The 2-year Treasury yield surged yesterday (Dec. 29), rising to 1.09%–the highest since April 2010, based on daily data published by Treasury.gov. The increase in this key rate—considered to be the most-sensitive spot on the yield curve for rate expectations—suggests that the market’s confidence is rising that the Fed will continue to tighten monetary policy in 2016.
Yet some analysts warn not to read too much into the latest pop in rates, explaining that light trading volume this week may be a factor in the sudden spike in the 2-year yield. “Markets in the last week of December are thin and a lot of people have already closed their books for the year, so that’s part of why we had a weak auction,” Justin Lederer, Treasury strategist at Cantor Fitzgerald, told Reuters on Tuesday.
Another factor that raises questions about the sustainability of higher yields is the weak outlook for economic activity.
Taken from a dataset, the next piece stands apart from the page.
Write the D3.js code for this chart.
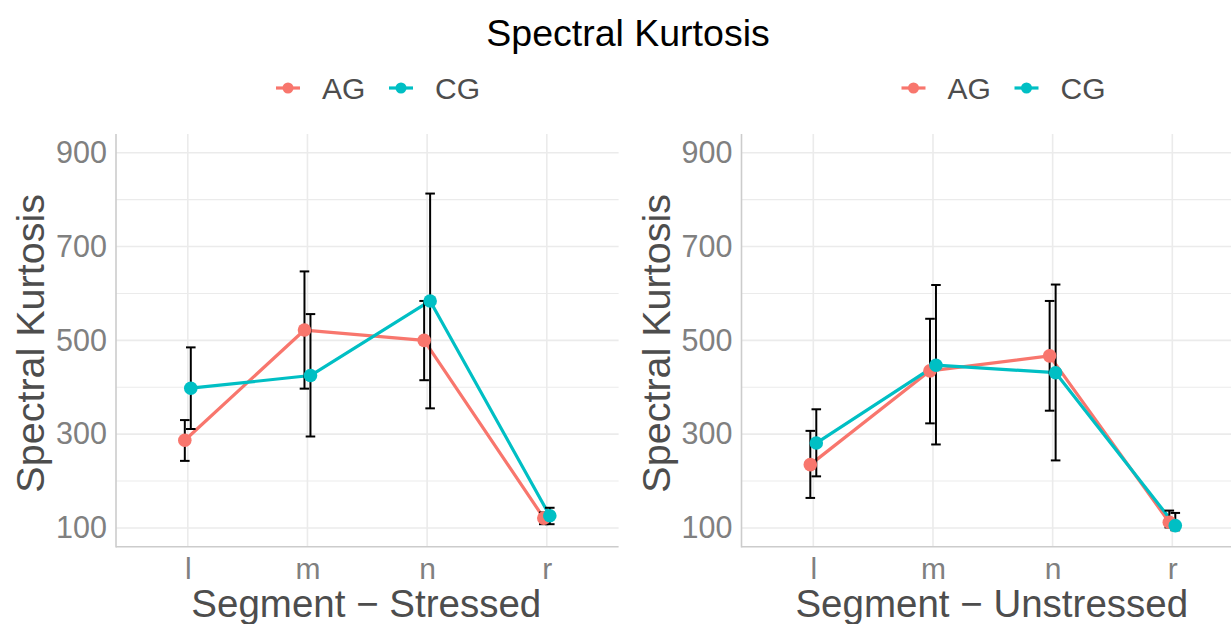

Expectations for fourth-quarter US GDP remain soft, based on last week’s update of the Atlanta Fed’s fourth-quarter estimate for US economic growth. The bank’s Dec. 23 nowcast slipped to a sluggish 1.3% (seasonally adjusted annual rate) for the Q4 GDP report that’s scheduled for release next month. The projected gain represents a moderate deceleration from Q3’s 2.0% pace.
A sluggish pace of growth is also on track for the global economy next year, according to IMF Managing Director Christine Lagarde. “Global growth will be disappointing and uneven in 2016,” she wrote in the German newspaper Handelsblatt, Reuters reports.
That doesn’t sound like the foundation for rising yields. Nonetheless, rates along much of the Treasury yield curve are higher at the moment relative to 30 trading days previous.
Meantime, the directional change in momentum for the 2-year yield is striking these days. Although it’s open for debate if this widely followed rate will continue to rise, the numbers to date certainly paint a bullish profile, based on exponential moving averages (EMAs).
Even the benchmark 10-year yield is starting to perk up, based on an EMA profile. For the first time in several months, the 50-day EMA for this influential rate has made a convincing run above its 100- and 200-day counterparts.
As for next month’s monetary policy meeting, the crowd’s expecting the status quo to hold. CME data for Dec. 29 shows that Fed fund futures are pricing in an 88% probability that the current 0.25%-to-0.50% target range will prevail in the FOMC statement that’s due on Jan. 27. Earlier this month the Fed raised rates by 25 basis points—the first hike in nine years.
Ultimately, it’s all about the economic data. The next major hurdle for deciding if the latest increase in market rates is based on the fundamentals: the December update on US payrolls, scheduled for Jan. 8. Taking this week’s jump in the 2-year yield at face value, the crowd is effectively betting that the news will continue to warrant a gradual but steady rise in Fed funds in 2016.